>> START
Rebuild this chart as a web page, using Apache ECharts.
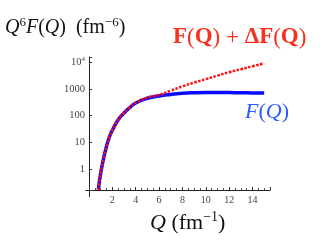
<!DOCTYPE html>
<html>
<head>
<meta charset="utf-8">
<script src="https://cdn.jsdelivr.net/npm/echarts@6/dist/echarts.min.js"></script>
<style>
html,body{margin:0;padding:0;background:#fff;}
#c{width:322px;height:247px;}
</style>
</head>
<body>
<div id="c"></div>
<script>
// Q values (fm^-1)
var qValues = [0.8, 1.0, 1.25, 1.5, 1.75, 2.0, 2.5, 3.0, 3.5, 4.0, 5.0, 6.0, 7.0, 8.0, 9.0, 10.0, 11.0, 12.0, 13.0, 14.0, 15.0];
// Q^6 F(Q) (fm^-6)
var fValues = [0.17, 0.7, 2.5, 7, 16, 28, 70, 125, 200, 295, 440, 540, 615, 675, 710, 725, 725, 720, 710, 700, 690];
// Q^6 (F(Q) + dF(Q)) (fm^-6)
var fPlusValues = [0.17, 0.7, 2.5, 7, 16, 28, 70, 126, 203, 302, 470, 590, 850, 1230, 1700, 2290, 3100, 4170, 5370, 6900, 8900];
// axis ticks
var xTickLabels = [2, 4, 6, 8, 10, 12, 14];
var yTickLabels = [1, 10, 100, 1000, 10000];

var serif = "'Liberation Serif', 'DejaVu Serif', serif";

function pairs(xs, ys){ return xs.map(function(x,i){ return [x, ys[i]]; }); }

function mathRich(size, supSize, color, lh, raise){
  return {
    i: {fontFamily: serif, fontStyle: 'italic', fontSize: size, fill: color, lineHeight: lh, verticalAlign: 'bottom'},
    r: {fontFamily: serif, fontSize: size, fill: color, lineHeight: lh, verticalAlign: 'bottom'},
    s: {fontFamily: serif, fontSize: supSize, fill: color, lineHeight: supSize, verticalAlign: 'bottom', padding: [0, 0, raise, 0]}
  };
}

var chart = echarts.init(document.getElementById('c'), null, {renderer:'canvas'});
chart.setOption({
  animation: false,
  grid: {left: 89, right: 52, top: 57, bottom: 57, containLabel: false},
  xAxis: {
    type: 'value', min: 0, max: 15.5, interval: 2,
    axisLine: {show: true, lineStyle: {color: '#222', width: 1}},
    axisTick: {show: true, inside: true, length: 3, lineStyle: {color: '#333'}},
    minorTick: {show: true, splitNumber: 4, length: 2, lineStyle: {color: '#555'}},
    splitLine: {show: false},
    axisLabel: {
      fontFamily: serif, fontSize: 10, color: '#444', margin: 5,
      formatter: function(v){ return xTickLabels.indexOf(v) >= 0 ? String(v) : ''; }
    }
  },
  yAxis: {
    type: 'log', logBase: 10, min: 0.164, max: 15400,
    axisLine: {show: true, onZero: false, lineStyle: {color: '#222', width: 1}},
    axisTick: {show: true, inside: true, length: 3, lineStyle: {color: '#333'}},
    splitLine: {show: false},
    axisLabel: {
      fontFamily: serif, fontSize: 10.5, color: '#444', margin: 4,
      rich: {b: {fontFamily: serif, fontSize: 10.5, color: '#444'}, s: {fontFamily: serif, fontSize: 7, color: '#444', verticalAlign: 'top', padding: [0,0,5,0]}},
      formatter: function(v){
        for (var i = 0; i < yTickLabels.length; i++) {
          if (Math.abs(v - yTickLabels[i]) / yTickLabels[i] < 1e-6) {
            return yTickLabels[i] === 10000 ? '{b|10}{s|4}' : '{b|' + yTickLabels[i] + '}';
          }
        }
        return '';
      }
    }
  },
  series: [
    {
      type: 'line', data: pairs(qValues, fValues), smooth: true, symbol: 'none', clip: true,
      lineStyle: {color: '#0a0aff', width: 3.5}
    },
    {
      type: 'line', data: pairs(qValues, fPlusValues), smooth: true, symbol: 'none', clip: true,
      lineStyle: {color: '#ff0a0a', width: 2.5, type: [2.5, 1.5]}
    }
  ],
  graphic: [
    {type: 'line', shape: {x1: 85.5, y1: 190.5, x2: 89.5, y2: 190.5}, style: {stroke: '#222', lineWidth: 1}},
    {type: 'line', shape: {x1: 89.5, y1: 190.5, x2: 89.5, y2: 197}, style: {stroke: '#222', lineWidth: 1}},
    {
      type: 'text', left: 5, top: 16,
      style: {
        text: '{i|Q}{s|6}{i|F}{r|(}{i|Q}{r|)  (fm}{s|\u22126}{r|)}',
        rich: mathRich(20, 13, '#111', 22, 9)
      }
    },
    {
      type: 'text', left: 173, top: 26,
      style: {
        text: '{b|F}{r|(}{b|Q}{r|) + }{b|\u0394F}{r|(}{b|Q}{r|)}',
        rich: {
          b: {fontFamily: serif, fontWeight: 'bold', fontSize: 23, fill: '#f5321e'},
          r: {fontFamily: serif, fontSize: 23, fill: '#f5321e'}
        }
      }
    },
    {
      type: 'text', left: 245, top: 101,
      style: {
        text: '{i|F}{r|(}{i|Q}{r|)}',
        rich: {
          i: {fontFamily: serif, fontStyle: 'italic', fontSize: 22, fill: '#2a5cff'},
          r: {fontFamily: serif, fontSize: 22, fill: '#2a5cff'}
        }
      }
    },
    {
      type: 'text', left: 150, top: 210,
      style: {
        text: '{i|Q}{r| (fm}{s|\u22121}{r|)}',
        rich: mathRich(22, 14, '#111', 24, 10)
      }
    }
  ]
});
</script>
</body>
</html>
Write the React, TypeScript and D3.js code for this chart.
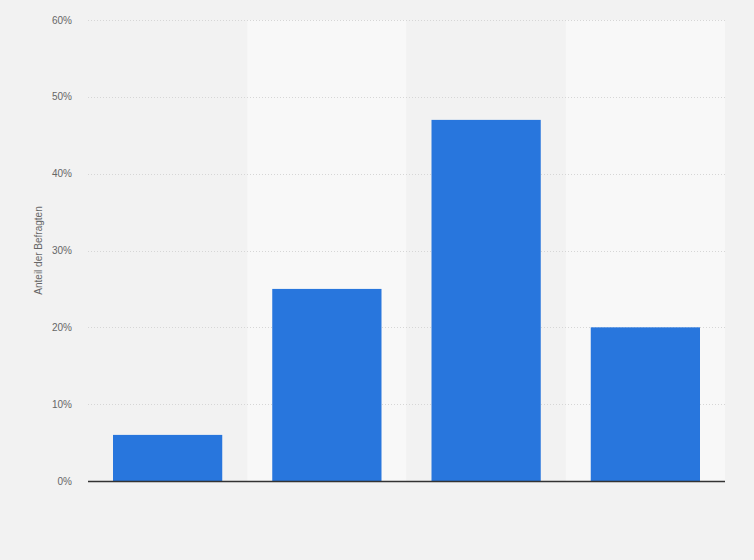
>> END
• _Aim_: Find every line above that contains the word "this", and return each one.

• _The answer_:
Rebuild this chart as a web page, using Apache ECharts.
Write the React, TypeScript and D3.js code for this chart.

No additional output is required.